Mais tout d’un coup, alors que se déroulent en même temps de vaines négociations entre Herzl et le Sultan à qui Herzl demande une partie de la Galilée,  tombent la nouvelle du pogrom de Kichinev* et le soudain refus de Chamberlain concernant le Sinaï,  un revirement brusque du gouvernement britannique pour qui l’Ouganda devient la seule option possible!
Le directeur du Jewish Chronicle Leopold Greenberg demande à Herzl de souscrire à cette proposition pour ne pas vexer les Anglais « Peut importe si après nous refusons l’Afrique de l’Est.

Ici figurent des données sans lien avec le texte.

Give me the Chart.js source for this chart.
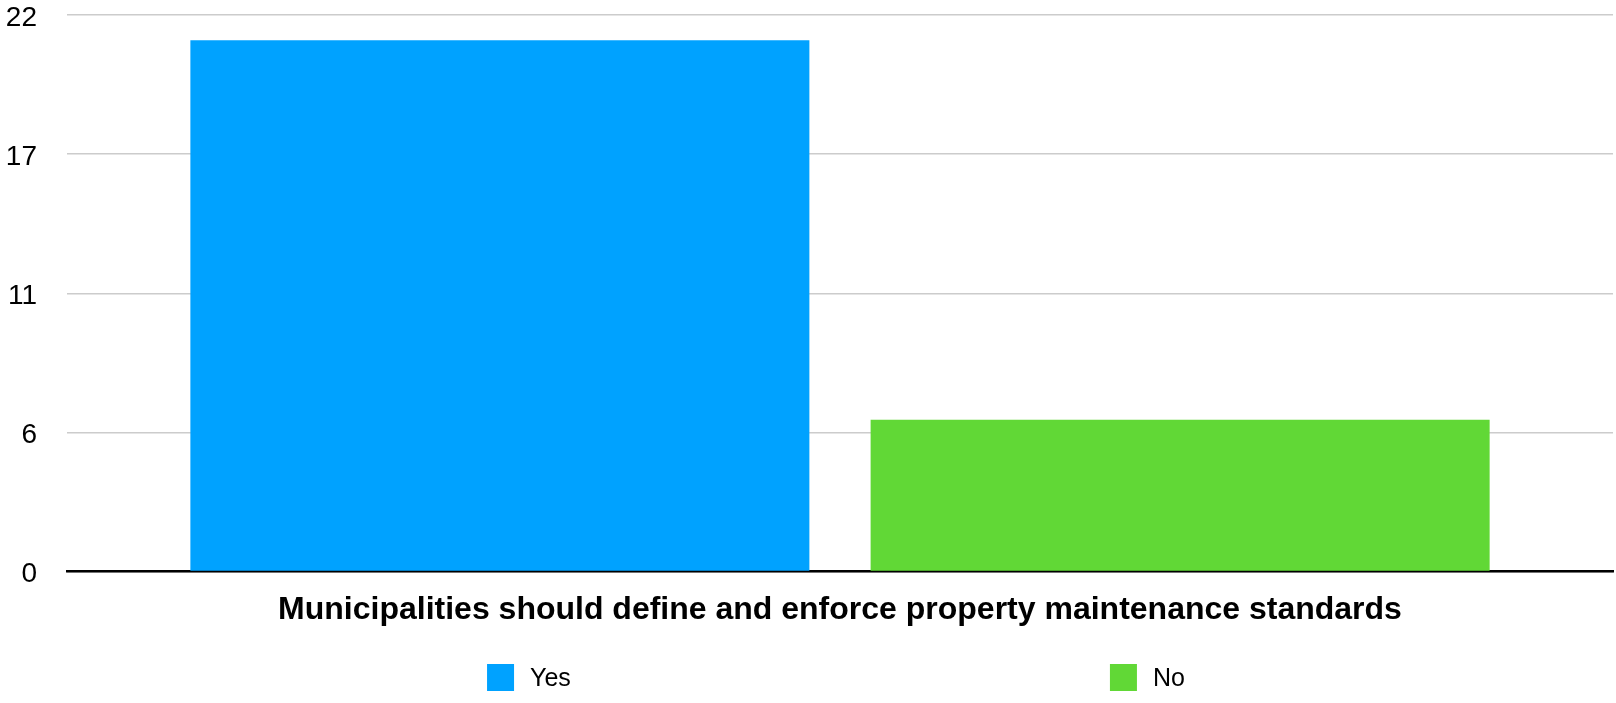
<!DOCTYPE html>
<html>
<head>
<meta charset="utf-8">
<script src="https://cdn.jsdelivr.net/npm/chart.js@4.4.1/dist/chart.umd.min.js"></script>
<style>
   body{margin:0;background:#fff;}
   #wrap{width:1616px;height:703px;}
</style>
</head>
<body>
<div id="wrap"><canvas id="chart" width="1616" height="703"></canvas></div>
<script>

/* data */
let categories = ["Municipalities should define and enforce property maintenance standards"];
let seriesNames = ["Yes","No"];
let yesValues = [21];
let noValues = [6];
let tickValues = [0,5.5,11,16.5,22];
let tickLabels = ["0","6","11","17","22"];

let colors = ["#00A2FF","#61D836"];

let fontFamily = "'Liberation Sans', Arial, Helvetica, sans-serif";

/* legend drawn under the axis title, items spread like the original */
let spreadLegend = {

   id:"spreadLegend",

   afterDraw:function(chart){

      let ctx = chart.ctx;
      let area = chart.chartArea;
      let w = area.right - area.left;
      let spots = [0.2717,0.6746];

      ctx.save();
      ctx.font = "25px " + fontFamily;
      ctx.textBaseline = "middle";
      ctx.textAlign = "left";

      chart.data.datasets.forEach(function(ds,i){

         let x = area.left + w*spots[i];
         let y = 677.5;

         ctx.fillStyle = ds.backgroundColor;
         ctx.fillRect(x,y-13.5,27,27);

         ctx.fillStyle = "#000";
         ctx.fillText(ds.label,x+43,y+1.5);

      });

      ctx.restore();

   }

};

let ctx = document.getElementById("chart").getContext("2d");

new Chart(ctx, {

   type:"bar",

   data:{

      labels:[""],

      datasets:[
         {
            label:seriesNames[0],
            data:yesValues,
            backgroundColor:colors[0]
         },
         {
            label:seriesNames[1],
            data:noValues,
            backgroundColor:colors[1]
         }
      ]

   },

   options:{

      responsive:false,
      animation:false,

      categoryPercentage:0.88,
      barPercentage:0.91,

      layout:{
         padding:{left:0,right:3,top:0,bottom:74}
      },

      plugins:{
         legend:{display:false},
         tooltip:{enabled:false}
      },

      scales:{

         x:{
            grid:{display:false,drawTicks:false},
            border:{display:true,color:"#000",width:2.5},
            ticks:{display:false},
            title:{
               display:true,
               text:categories[0],
               color:"#000",
               font:{family:fontFamily,size:32,weight:"bold"},
               padding:{top:19,bottom:0}
            }
         },

         y:{
            min:0,
            max:22,
            afterBuildTicks:function(axis){
               axis.ticks = tickValues.map(v=>({value:v}));
            },
            afterFit:function(axis){
               axis.width = 67;
               axis.paddingTop = 15;
               axis.paddingBottom = 0;
            },
            grid:{color:"#cccccc",lineWidth:1.5,drawTicks:false},
            border:{display:false},
            ticks:{
               padding:30,
               labelOffset:3,
               color:"#000",
               font:{family:fontFamily,size:28},
               callback:function(v,i){
                  return tickLabels[i];
               }
            }
         }

      }

   },

   plugins:[spreadLegend]

});

</script>
</body>
</html>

Nous aurons obtenu du gouvernement britannique une reconnaissance sur laquelle il ne pourra pas revenir et qu’aucun gouvernement britannique ne pourra contester…Comme nous avons amené le gouvernement britannique à discuter du plan du Sinaï et qu’après son échec il a suggéré un substitut, de la même façon, si nous trouvons que l’Afrique de l’Est ne va pas, ils devront faire une autre proposition et il est possible que cela nous mène progressivement et sûrement en Palestine. »

(Leopold Greenberg 11861 Birmingham-1931 Kibboutz Degania)


Herzl charge Greenberg d’étudier la proposition britannique tout en revenant une fois encore à la charge avec le Sultan mais toujours en vain. Il négocie aussi avec les Russes mais avec eux ne met pas de gants. Quand le ministre de l’Intérieur russe Plehwe lui suggère une émigration en Amérique, il répond franchement: « La Palestine est l’unique possibilité« .
A ce 6 ème congrès sioniste de 1903, utilisant cette ruse diplomatique pour ne pas « manquer de politesse » envers les Anglais selon ses propres mots, Herzl fait donc part aux délégués de la proposition britannique sur l’Ouganda.

Cependant, Herzl n’a pas pu mener à bien deux projets très importants.
Il n’a pas été capable de convaincre de l’urgence de l’heure ni les dirigeants européens ni meme l’establishment juif.
Et bien qu’il ait sillonné l’Europe pour obtenir des nations leur accord pour un état juif en Eretz Israel, il n’a pas donné de contenu à son projet nationaliste. Il est vrai que dans l’Etat Juif, il décrit un état idyllique qui est une lumière pour le monde mais, par exemple, il n’a jamais pensé qu’on parlerait hébreu en Israel. Pour lui, comme pour beaucoup d’intellectuels juifs de son époque, l’allemand était la seule langue moderne suffisamment précise et riche.

Il fallait cependant un homme comme lui et comme tous ceux qui gravitaient autour pour allumer l’étincelle qui provoquera le plus important mouvement de renaissance d’une nation depuis près de 2000 ans.